**AIM OF THE TASK**
Reproduce the lines exactly, beginning with the line that has "Output the web" and ending with the line that has "2.5, 3, 3.5, 4];". Images are left out.

━━━━━ INFORMATION SHOWN

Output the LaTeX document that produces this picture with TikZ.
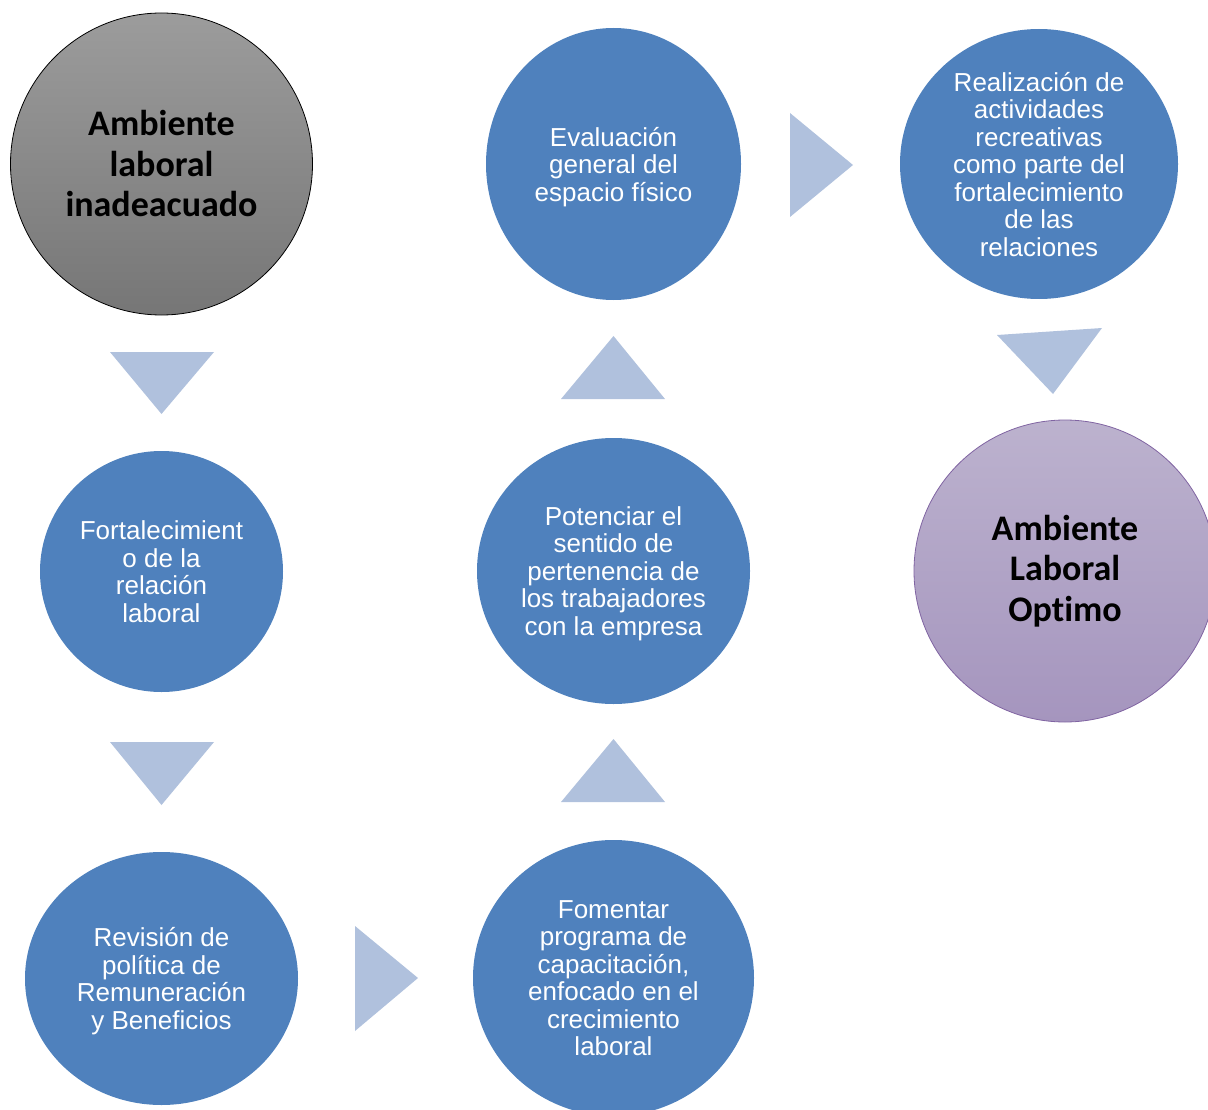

━━━━━━━━━━
━━━━━ INFORMATION SHOWN

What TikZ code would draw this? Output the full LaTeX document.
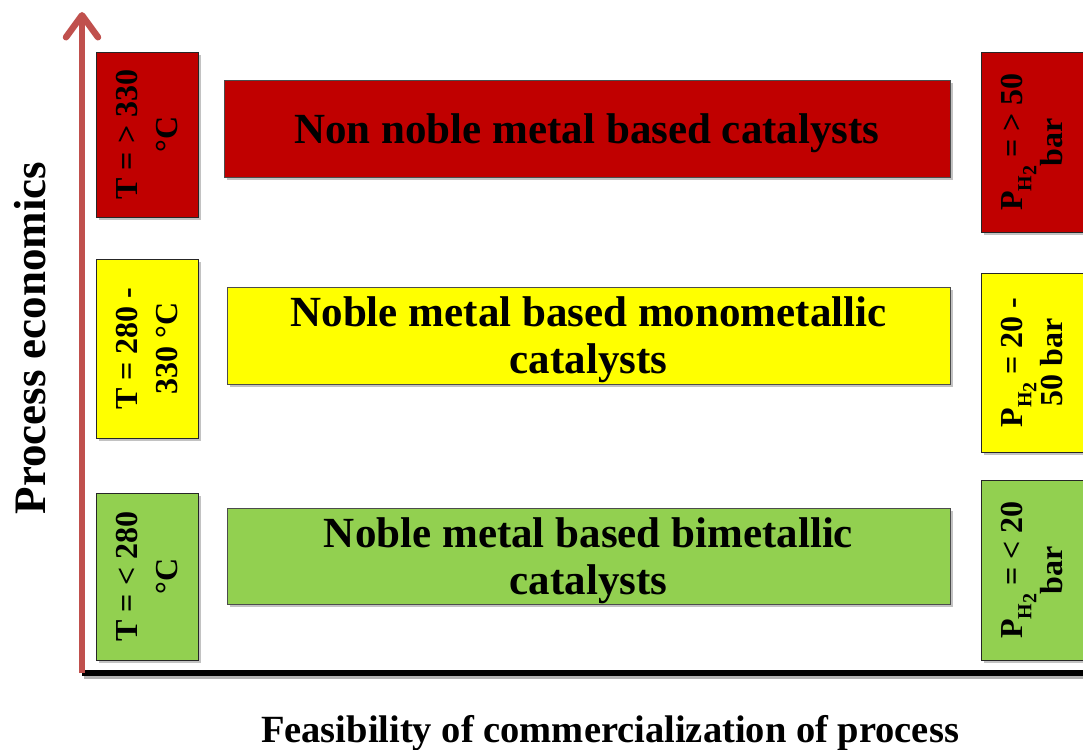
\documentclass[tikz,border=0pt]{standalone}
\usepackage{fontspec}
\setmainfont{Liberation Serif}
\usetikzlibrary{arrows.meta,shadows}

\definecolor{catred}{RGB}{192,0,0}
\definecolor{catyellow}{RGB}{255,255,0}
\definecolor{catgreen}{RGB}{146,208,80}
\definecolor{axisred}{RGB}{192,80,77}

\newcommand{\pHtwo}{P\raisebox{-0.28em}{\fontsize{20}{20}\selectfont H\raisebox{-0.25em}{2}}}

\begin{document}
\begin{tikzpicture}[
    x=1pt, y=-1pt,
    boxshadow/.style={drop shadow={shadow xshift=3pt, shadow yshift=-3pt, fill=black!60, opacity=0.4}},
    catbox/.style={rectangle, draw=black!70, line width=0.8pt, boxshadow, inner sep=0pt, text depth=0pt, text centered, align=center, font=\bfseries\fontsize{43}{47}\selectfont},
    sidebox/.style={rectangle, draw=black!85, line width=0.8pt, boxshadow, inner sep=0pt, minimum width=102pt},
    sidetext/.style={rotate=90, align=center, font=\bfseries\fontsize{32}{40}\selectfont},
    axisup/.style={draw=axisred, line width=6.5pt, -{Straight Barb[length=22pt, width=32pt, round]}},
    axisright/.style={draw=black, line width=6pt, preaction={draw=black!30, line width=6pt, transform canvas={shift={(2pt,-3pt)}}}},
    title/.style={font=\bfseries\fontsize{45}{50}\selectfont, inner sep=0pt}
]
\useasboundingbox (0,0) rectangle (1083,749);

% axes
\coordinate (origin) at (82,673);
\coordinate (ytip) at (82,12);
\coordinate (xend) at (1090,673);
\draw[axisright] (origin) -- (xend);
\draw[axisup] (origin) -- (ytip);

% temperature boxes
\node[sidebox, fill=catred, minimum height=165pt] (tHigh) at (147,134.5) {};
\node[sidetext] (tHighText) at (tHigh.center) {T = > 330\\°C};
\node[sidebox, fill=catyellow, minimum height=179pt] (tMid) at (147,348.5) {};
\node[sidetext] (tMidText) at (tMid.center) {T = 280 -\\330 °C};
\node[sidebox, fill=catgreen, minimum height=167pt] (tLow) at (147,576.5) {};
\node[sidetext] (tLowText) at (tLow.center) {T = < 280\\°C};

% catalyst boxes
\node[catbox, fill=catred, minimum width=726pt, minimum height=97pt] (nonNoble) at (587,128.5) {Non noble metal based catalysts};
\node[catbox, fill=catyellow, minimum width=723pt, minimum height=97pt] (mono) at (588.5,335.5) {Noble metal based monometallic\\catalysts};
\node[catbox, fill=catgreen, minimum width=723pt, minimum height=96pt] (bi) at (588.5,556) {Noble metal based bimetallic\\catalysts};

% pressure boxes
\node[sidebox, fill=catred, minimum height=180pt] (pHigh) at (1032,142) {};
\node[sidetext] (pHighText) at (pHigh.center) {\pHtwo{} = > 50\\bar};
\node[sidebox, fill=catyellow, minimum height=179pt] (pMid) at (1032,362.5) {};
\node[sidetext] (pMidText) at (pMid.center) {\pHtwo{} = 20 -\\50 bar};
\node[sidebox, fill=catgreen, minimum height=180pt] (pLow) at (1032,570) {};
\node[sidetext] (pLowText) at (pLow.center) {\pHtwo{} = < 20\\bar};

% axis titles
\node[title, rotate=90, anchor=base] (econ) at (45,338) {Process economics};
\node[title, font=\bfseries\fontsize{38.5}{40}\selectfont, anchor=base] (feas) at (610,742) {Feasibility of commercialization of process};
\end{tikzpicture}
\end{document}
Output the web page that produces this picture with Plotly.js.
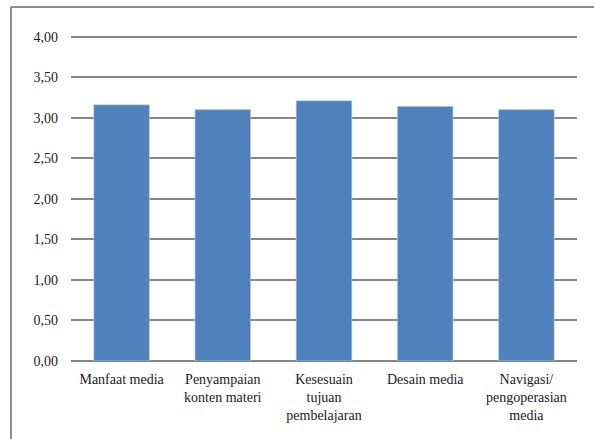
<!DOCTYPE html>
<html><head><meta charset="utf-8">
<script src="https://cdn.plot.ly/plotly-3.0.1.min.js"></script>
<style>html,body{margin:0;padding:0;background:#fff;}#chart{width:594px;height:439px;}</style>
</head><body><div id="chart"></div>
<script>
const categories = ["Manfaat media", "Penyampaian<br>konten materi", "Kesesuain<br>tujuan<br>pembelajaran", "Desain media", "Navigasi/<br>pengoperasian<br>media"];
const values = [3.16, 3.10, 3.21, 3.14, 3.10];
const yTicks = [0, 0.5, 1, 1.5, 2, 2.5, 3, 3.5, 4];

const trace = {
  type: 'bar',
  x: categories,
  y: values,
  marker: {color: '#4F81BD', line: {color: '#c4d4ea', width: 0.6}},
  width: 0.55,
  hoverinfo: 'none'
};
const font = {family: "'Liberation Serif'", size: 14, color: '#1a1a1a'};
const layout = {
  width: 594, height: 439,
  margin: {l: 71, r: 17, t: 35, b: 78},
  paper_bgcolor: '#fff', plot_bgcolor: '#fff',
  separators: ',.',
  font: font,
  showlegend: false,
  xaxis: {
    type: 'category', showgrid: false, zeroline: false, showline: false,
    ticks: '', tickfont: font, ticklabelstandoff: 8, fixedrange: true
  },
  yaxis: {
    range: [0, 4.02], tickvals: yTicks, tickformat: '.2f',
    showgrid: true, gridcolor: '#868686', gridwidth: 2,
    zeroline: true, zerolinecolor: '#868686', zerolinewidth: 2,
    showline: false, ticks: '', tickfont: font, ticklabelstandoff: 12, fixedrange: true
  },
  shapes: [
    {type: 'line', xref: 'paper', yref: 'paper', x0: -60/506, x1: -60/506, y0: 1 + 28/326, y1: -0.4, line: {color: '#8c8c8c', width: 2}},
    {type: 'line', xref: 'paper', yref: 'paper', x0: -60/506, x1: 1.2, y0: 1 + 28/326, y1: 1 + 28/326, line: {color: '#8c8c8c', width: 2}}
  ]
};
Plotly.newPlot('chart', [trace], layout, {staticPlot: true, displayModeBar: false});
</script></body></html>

━━━━━━━━━━
━━━━━ INFORMATION SHOWN

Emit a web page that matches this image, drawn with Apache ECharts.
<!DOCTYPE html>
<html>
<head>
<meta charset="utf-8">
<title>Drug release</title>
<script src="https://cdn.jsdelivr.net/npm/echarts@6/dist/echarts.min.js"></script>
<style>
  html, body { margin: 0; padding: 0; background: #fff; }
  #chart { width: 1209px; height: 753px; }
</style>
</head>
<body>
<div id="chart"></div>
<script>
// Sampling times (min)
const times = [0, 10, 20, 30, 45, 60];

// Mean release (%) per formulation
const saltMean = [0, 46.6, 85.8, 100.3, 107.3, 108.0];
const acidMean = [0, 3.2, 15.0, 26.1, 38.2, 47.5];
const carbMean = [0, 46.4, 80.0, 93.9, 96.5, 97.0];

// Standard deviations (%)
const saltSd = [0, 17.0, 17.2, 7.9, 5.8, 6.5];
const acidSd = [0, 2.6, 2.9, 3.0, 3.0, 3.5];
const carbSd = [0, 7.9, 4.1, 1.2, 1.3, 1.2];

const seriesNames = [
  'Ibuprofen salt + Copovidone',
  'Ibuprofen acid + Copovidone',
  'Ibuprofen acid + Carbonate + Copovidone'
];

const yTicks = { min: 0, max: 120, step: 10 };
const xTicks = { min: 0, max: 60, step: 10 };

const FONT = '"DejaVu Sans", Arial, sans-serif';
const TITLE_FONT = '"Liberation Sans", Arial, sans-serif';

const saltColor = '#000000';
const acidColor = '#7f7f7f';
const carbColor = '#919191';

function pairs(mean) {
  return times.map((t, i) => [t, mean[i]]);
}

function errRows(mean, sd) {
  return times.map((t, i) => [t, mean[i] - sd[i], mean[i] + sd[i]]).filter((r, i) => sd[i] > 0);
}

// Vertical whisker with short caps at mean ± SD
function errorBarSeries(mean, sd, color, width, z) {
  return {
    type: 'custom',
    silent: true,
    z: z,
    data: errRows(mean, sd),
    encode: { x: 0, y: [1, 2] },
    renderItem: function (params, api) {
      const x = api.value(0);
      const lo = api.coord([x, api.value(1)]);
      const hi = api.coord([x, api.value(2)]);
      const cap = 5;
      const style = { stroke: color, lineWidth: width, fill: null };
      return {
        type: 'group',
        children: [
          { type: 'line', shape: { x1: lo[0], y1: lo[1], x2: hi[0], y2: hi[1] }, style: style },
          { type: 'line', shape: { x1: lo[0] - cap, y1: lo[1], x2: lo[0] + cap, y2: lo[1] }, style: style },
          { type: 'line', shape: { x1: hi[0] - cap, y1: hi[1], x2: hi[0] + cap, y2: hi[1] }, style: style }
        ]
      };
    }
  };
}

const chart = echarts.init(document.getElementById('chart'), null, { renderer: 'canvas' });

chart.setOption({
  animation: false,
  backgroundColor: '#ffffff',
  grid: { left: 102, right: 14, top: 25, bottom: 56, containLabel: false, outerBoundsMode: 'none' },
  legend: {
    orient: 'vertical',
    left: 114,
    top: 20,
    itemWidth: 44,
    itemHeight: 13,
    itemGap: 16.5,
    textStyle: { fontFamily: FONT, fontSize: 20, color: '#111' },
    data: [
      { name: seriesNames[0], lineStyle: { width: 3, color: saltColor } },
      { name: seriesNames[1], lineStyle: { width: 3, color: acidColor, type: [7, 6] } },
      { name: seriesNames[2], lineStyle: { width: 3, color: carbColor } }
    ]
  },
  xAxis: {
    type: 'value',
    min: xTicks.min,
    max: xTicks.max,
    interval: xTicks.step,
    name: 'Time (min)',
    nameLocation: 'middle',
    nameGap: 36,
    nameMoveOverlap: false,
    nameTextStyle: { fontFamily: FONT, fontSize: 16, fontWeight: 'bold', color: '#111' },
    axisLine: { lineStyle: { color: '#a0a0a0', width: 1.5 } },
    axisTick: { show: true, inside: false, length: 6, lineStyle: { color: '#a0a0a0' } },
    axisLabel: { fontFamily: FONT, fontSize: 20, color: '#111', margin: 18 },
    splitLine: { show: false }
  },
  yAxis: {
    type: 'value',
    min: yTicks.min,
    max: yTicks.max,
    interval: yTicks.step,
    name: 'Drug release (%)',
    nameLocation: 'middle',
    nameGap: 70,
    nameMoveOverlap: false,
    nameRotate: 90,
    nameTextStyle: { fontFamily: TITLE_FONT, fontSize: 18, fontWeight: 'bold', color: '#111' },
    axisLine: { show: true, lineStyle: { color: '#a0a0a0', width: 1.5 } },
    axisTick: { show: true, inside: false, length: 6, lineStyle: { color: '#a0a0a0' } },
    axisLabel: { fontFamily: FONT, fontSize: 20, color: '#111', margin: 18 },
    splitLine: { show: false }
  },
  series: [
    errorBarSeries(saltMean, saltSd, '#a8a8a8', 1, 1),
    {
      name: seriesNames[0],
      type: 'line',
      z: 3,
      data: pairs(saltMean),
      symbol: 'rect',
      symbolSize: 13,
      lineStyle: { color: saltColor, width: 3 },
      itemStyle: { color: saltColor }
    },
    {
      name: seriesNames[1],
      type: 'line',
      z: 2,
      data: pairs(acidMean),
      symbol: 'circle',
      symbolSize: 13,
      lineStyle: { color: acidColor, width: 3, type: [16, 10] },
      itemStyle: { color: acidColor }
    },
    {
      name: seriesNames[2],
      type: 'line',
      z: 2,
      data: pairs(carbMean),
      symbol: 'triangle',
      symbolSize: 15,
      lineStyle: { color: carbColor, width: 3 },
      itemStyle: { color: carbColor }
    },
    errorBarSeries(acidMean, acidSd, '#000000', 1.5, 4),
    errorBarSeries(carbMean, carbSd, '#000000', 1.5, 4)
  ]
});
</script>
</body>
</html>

━━━━━━━━━━

**ANSWER TO THIS PROBLEM**
Output the web page that produces this picture with Plotly.js.
<!DOCTYPE html>
<html><head><meta charset="utf-8">
<script src="https://cdn.plot.ly/plotly-3.0.1.min.js"></script>
<style>html,body{margin:0;padding:0;background:#fff;}#chart{width:594px;height:439px;}</style>
</head><body><div id="chart"></div>
<script>
const categories = ["Manfaat media", "Penyampaian<br>konten materi", "Kesesuain<br>tujuan<br>pembelajaran", "Desain media", "Navigasi/<br>pengoperasian<br>media"];
const values = [3.16, 3.10, 3.21, 3.14, 3.10];
const yTicks = [0, 0.5, 1, 1.5, 2, 2.5, 3, 3.5, 4];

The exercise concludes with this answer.